As I am relatively new to SQL and still puzzling over some of the mysteries it offers up at times, I wonder if someone could explain in simple terms why I get the performance differential with a DELETE using different indexing strategies on both tables concerned.
Now I know that indexing tables can have an enormous effect on the performance of all sorts of SQL operations, but it's the following scenario that confuses me somewhat.
here's what I'm doing:
I have two tables, one called TempSales2 and the other called TempSales. Both tables have a column of type INT called RecID and I'm using this to DELETE rows from TempSales2 where the same RecID value does NOT exist in TempSales.
To achieve this, the following is the statement I am using:
DELETE FROM TempSales2
WHERE NOT EXISTS (SELECT 1 FROM TempSales
WHERE RecID = dbo.TempSales2.RecID);Now, originally I had only one index for either table and that was a UNIQUE index on the RecID column of the TempSales table. My reason for this was because I believed that the sub-query would greatly benefit if the RecID column value being passed from the DELETE statement from the TempSales2 table could be located much faster if the table being searched (I.e. TempSales) were indexed on its RecID column. My understanding is therefore that the DELETE statement is reading through an unordered table and executing the sub-query each time it reads a row and then the ReciD value is then compared within the sub-query. So, it's the sub-query that has to be fast.
In addition, I figured that as the table being deleted from (I.e. TempSales2) was not searched or ordered AND that having an index would slow deletion, that this table should remain unindexed.

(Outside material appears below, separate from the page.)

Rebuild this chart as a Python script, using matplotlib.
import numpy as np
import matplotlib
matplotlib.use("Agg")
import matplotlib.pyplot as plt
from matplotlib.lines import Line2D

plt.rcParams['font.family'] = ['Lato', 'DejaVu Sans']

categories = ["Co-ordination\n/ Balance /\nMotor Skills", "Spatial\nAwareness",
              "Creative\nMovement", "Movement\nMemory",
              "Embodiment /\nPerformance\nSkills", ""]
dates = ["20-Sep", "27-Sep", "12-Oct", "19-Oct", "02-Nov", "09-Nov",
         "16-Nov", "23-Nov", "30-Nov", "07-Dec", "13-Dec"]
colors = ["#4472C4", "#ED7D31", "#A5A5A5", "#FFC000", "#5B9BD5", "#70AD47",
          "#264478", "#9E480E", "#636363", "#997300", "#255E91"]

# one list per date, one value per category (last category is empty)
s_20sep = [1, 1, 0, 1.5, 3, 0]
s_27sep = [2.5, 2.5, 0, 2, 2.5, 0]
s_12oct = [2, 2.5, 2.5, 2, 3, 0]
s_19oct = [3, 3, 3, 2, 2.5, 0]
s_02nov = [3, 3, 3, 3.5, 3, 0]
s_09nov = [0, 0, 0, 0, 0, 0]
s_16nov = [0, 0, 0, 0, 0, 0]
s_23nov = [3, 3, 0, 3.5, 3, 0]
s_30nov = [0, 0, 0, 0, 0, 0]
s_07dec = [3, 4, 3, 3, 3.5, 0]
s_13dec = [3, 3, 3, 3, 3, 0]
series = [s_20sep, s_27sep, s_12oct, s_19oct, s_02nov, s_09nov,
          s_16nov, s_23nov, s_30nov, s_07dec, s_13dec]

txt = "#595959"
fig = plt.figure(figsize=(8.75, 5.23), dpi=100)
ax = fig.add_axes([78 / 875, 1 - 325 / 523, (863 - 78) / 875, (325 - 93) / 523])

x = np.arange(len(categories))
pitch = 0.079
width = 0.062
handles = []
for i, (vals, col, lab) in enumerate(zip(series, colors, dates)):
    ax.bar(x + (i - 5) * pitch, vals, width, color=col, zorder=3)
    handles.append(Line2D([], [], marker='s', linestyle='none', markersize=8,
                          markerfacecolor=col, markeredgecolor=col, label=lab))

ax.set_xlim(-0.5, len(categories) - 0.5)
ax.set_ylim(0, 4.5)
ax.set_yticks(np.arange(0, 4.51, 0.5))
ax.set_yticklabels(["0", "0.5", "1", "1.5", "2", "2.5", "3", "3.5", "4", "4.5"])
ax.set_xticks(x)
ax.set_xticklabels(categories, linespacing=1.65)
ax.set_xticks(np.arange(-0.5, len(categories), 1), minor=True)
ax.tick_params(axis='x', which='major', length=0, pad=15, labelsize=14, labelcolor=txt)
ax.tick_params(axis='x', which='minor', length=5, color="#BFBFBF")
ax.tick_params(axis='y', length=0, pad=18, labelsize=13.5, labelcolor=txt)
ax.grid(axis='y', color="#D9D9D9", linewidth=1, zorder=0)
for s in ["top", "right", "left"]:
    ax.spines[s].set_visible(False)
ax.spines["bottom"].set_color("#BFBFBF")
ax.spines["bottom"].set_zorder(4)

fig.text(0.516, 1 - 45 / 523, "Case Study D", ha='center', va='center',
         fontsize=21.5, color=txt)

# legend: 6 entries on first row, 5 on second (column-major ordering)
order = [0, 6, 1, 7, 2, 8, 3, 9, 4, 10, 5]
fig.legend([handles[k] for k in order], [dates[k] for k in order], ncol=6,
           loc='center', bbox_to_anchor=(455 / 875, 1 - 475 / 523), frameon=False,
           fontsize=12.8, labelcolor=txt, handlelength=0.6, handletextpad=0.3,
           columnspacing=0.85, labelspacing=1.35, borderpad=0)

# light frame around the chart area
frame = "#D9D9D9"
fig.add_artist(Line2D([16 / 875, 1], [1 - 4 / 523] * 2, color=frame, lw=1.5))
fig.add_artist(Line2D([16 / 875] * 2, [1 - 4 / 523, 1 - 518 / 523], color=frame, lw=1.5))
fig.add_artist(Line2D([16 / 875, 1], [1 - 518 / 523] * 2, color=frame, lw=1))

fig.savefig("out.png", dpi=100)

The tables being searched/deleted had approximately 36 million rows each. The scenario above took some 6 hours and 2 minutes to run. I had deliberately engineered the data so that all rows in the TempSales2 table should be deleted - and they were.
A former colleague who was our resident SQL expert at the time suggested that I should also index the RecID column on the table being deleted from as this would speed up things considerably. I therefore reset all data and tried again this time adding a UNIQUE index to the suggested column.
The result? Well, this time the task completed in just over 10 minutes! A massive improvement in performance, but one I cannot understand given my novice status.
If anyone can help me with this - please in simple terms - I would much appreciate it.
People often tell me that it's not necessary to understand why, only to "do". But I'm somewhat anal in this regard and like to understand why things work the way they do.
Also, if there's a better way to perform this DELETE, then by all means let me know. My code is only the way I know how to achieve what I need, so please feel free to show me something better.